やれることをやっている
私は2015年11月3日以来、毎月3日、国会正門前に立ってきました。その2ヵ月前、安倍内閣のもと、集団的自衛権の行使を可能にする安全保障関連法が成立。
このままでは日本が米国の戦争に巻き込まれ、いつでも戦争に突入できる国になってしまうと危惧し、なんとか反対したいと思ったからです。もうデモもできませんし、活動がごくごく狭められた人間の、意思の表明でした。
あれから10年。政権は菅(義偉)さん、岸田(文雄)さん、石破(茂)さんへと代わりましたが、いまも防衛力は歯止めなく、強化される一方。沖縄では、中国の台湾侵攻を視野に入れた軍事化が加速していますし、ほかにも気になる点はたくさんあります。
雨の日も、お正月も、私たちは毎月3日、休まずに国会前に立ち続けてきました。4年前、「要介護4」の身となったときでさえ、転倒直後は友人に手紙を託しましたが、その翌月には車椅子で参加しました。
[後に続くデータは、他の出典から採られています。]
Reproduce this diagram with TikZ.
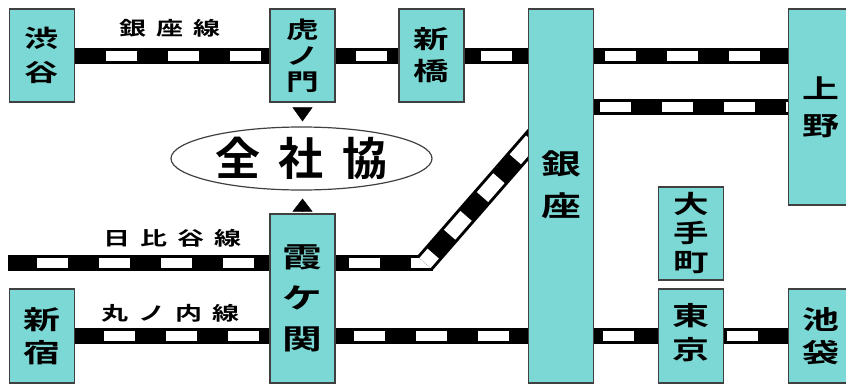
\documentclass[tikz,border=0pt]{standalone}
\usepackage{fontspec}
\setmainfont{Noto Sans CJK JP}
\newfontfamily\ekifont[FakeStretch=1.42]{Noto Sans CJK JP Bold}
\newfontfamily\zenfont{Noto Sans CJK JP Bold}
\usetikzlibrary{shapes.geometric,arrows.meta,backgrounds}
\definecolor{ekifill}{RGB}{124,216,212}
\definecolor{ekiline}{RGB}{64,64,64}
\begin{document}
\begin{tikzpicture}[x=1pt, y=-1pt,
  eki/.style 2 args={shape=rectangle, draw=ekiline, fill=ekifill, line width=1.5pt, minimum width=65pt, inner sep=0pt, align=center, font=\ekifont\fontsize{#1}{#2}\selectfont},
  rail/.style={line width=16pt, draw=black, postaction={draw=white, line width=10pt, dash pattern=on 31pt off 31pt, dash phase=#1}},
  slantrail/.style={line width=21pt, draw=black, postaction={draw=white, line width=15pt, dash pattern=on 25pt off 25pt, dash phase=#1}},
  sen/.style={font=\ekifont\fontsize{19}{19}\selectfont, inner sep=0pt},
  ya/.style={-{Triangle[length=#1, width=20pt]}, draw=black}]
\useasboundingbox (0,0) rectangle (846,383);
\node[eki={24}{34}, minimum height=93pt] (shibuya) at (42,55.5) {渋\\谷};
\node[eki={23}{26}, minimum height=93pt] (toranomon) at (302.5,55.5) {虎\\ノ\\門};
\node[eki={25}{32}, minimum height=93pt] (shinbashi) at (431.5,55.5) {新\\橋};
\node[eki={28}{42}, minimum height=374pt, text depth=24pt] (ginza) at (561,196) {銀\\座};
\node[eki={26}{37}, minimum height=196pt] (ueno) at (821,107) {上\\野};
\node[eki={25}{29}, minimum height=93pt] (otemachi) at (691,233.5) {大\\手\\町};
\node[eki={26}{34}, minimum height=94pt, text depth=10pt] (tokyo) at (691,336) {東\\京};
\node[eki={26}{33}, minimum height=94pt] (ikebukuro) at (821,336) {池\\袋};
\node[eki={28}{41}, minimum height=169pt] (kasumigaseki) at (302.5,298.5) {霞\\ケ\\関};
\node[eki={26}{33}, minimum height=94pt] (shinjuku) at (42,336) {新\\宿};
\node[shape=ellipse, draw=ekiline, line width=1.2pt, minimum width=261pt, minimum height=63pt, inner sep=0pt, text height=34pt, text depth=0pt, font=\zenfont\fontsize{45}{45}\selectfont] (zensha) at (301.5,158.5) {全\hspace{19pt}社\hspace{19pt}協};
\node[sen] (ginzasen) at (170,28.5) {銀\hspace{10pt}座\hspace{10pt}線};
\node[sen] (hibiyasen) at (172.5,238.5) {日\hspace{10pt}比\hspace{10pt}谷\hspace{10pt}線};
\node[sen] (marunouchisen) at (170.5,313) {丸\hspace{10pt}ノ\hspace{10pt}内\hspace{10pt}線};
\coordinate (hibiyaW) at (8,263);
\coordinate (bend) at (425,263);
\coordinate (bendB) at (433,263);
\coordinate (hibiyaE) at (540,131);
\begin{scope}[on background layer]
\draw[rail=31] (shibuya.east) -- (toranomon.west);
\draw[rail=42] (toranomon.east) -- (shinbashi.west);
\draw[rail=46] (shinbashi.east) -- (shinbashi.east -| ginza.west);
\draw[rail=51] (ginza.east |- shinbashi) -- (ueno.west |- shinbashi);
\draw[rail=56] (ginza.east |- ueno) -- (ueno.west);
\draw[rail=33] (hibiyaW) -- (kasumigaseki.west |- hibiyaW);
\draw[rail=49] (kasumigaseki.east |- hibiyaW) -- (bendB);
\draw[slantrail=12.5] (bend) -- (hibiyaE);
\draw[rail=33] (shinjuku.east) -- (kasumigaseki.west |- shinjuku);
\draw[rail=44] (kasumigaseki.east |- shinjuku) -- (ginza.west |- shinjuku);
\draw[rail=53] (ginza.east |- tokyo) -- (tokyo.west);
\draw[rail=59] (tokyo.east) -- (ikebukuro.west);
\end{scope}
\draw[ya=14pt, shorten <=6pt, shorten >=5pt] (toranomon.south) -- (toranomon.south |- zensha.north);
\draw[ya=13pt, shorten <=3pt, shorten >=8pt] (kasumigaseki.north) -- (kasumigaseki.north |- zensha.south);
\end{tikzpicture}
\end{document}
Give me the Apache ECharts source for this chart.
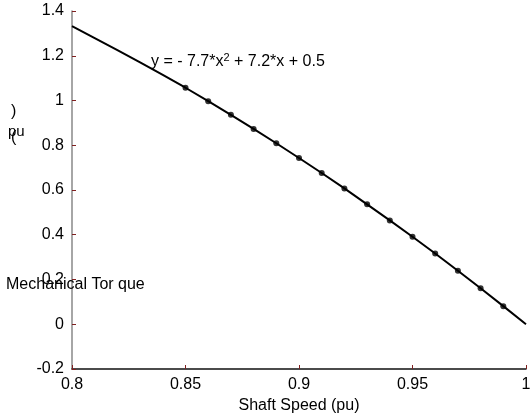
<!DOCTYPE html>
<html>
<head>
<meta charset="utf-8">
<script src="https://cdn.jsdelivr.net/npm/echarts@6/dist/echarts.min.js"></script>
<style>html,body{margin:0;padding:0;background:#fff;}#c{width:530px;height:414px;}</style>
</head>
<body>
<div id="c"></div>
<script>
// Fitted curve
var curveSpeed = [0.80, 0.81, 0.82, 0.83, 0.84, 0.85, 0.86, 0.87, 0.88, 0.89, 0.90, 0.91, 0.92, 0.93, 0.94, 0.95, 0.96, 0.97, 0.98, 0.99, 1.00];
var curveTorque = [1.332, 1.279, 1.225, 1.170, 1.114, 1.057, 0.997, 0.936, 0.873, 0.809, 0.743, 0.676, 0.607, 0.536, 0.464, 0.391, 0.316, 0.239, 0.161, 0.081, 0.0];
// Measured points
var pointSpeed = [0.85, 0.86, 0.87, 0.88, 0.89, 0.90, 0.91, 0.92, 0.93, 0.94, 0.95, 0.96, 0.97, 0.98, 0.99];
var pointTorque = [1.057, 0.997, 0.936, 0.873, 0.809, 0.743, 0.676, 0.607, 0.536, 0.464, 0.391, 0.316, 0.239, 0.161, 0.081];
var xTicks = ['0.8', '0.85', '0.9', '0.95', '1'];
var yTicks = ['-0.2', '0', '0.2', '0.4', '0.6', '0.8', '1', '1.2', '1.4'];
var xTitle = 'Shaft Speed (pu)';
var yTitleMain = 'Mechanical Tor que';
var equation = 'y = - 7.7*x{sup|2} + 7.2*x + 0.5';

var font = 'Arial, "Liberation Sans", sans-serif';
var chart = echarts.init(document.getElementById('c'));
chart.setOption({
  animation: false,
  backgroundColor: '#fff',
  grid: {left: 72, right: 4, top: 11, bottom: 45, containLabel: false, outerBoundsMode: 'none'},
  xAxis: {
    type: 'value', min: 0.8, max: 1.0, interval: 0.05,
    axisLine: {show: true, onZero: false, lineStyle: {color: '#111', width: 1.5}},
    axisTick: {show: true, inside: true, length: 4, lineStyle: {color: '#802020', width: 1}},
    splitLine: {show: false},
    axisLabel: {color: '#000', fontSize: 16, fontFamily: font, margin: 8,
      formatter: function (v) { var s = String(+v.toFixed(2)); return xTicks.indexOf(s) >= 0 ? s : ''; }},
    name: xTitle, nameLocation: 'middle', nameGap: 29,
    nameTextStyle: {color: '#000', fontSize: 16, fontFamily: font}
  },
  yAxis: {
    type: 'value', min: -0.2, max: 1.4, interval: 0.2,
    axisLine: {show: true, onZero: false, lineStyle: {color: '#888', width: 1.5}},
    axisTick: {show: true, inside: true, length: 4, lineStyle: {color: '#802020', width: 1}},
    splitLine: {show: false},
    axisLabel: {color: '#000', fontSize: 16, fontFamily: font, margin: 8,
      formatter: function (v) { var s = String(+v.toFixed(1)); return yTicks.indexOf(s) >= 0 ? s : ''; }}
  },
  series: [
    {
      type: 'line', smooth: false, symbol: 'none',
      data: curveSpeed.map(function (x, i) { return [x, curveTorque[i]]; }),
      lineStyle: {color: '#000', width: 2}, z: 2
    },
    {
      type: 'scatter', symbol: 'circle', symbolSize: 6,
      data: pointSpeed.map(function (x, i) { return [x, pointTorque[i]]; }),
      itemStyle: {color: '#000'}, z: 3
    }
  ],
  graphic: [
    {type: 'text', left: 151, top: 52, z: 10, style: {text: equation, fill: '#000', font: '16px ' + font,
      rich: {sup: {fontSize: 11, verticalAlign: 'top', padding: [0, 0, 9, 0], fill: '#000', fontFamily: font}}}},
    {type: 'text', left: 6, top: 277, z: 10, style: {text: yTitleMain, fill: '#000', font: '16px ' + font}},
    {type: 'text', left: 8, top: 124, z: 10, style: {text: 'pu', fill: '#000', font: '15px ' + font}},
    {type: 'text', left: 11, top: 104, z: 10, style: {text: ')', fill: '#000', font: '16px ' + font}},
    {type: 'text', left: 11, top: 130, z: 10, style: {text: '(', fill: '#000', font: '16px ' + font}}
  ]
});
</script>
</body>
</html>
いまも杖だけで立っています。
かつて9人の呼びかけ人で結成した「九条の会※」も、大江健三郎さんが亡くなったことで、私一人になってしまいました。でも、権力者の命令によって人が戦場に送り込まれ、自分の意思に反して死を迎える。そんなことは二度と起きてはいけないし、そのことを伝えられるのは、私の世代しかいないじゃありませんか。
毎月3日になると、100人とか150人という人たちが全国から集まり、思い思いの主張を書いたポスターを手に、静かに訴える日となっています。デモもやらず、シュプレヒコールもやりません。
私も黙って一人、自分の思いを込めたポスターを掲げるだけで、なにも叫びません。こうして体が不自由になってくると、つらいと思うことはあります。でもずっと休まずに続けてきたことですから、いつやめるか、というのは私自身の問題ですね。
こういうことを続けていると、「原動力は、怒りによるものですか」と聞かれることがよくあります。ただ自分自身に問い直しても、そうは言い切れないところがありますね。やれることをやっている、ただそれだけのように思います。
私に、世の中を大きく変えられるほどの力がないことはよくわかっているつもりですし、そもそもいつまでこの世にいられるかわからないのですから。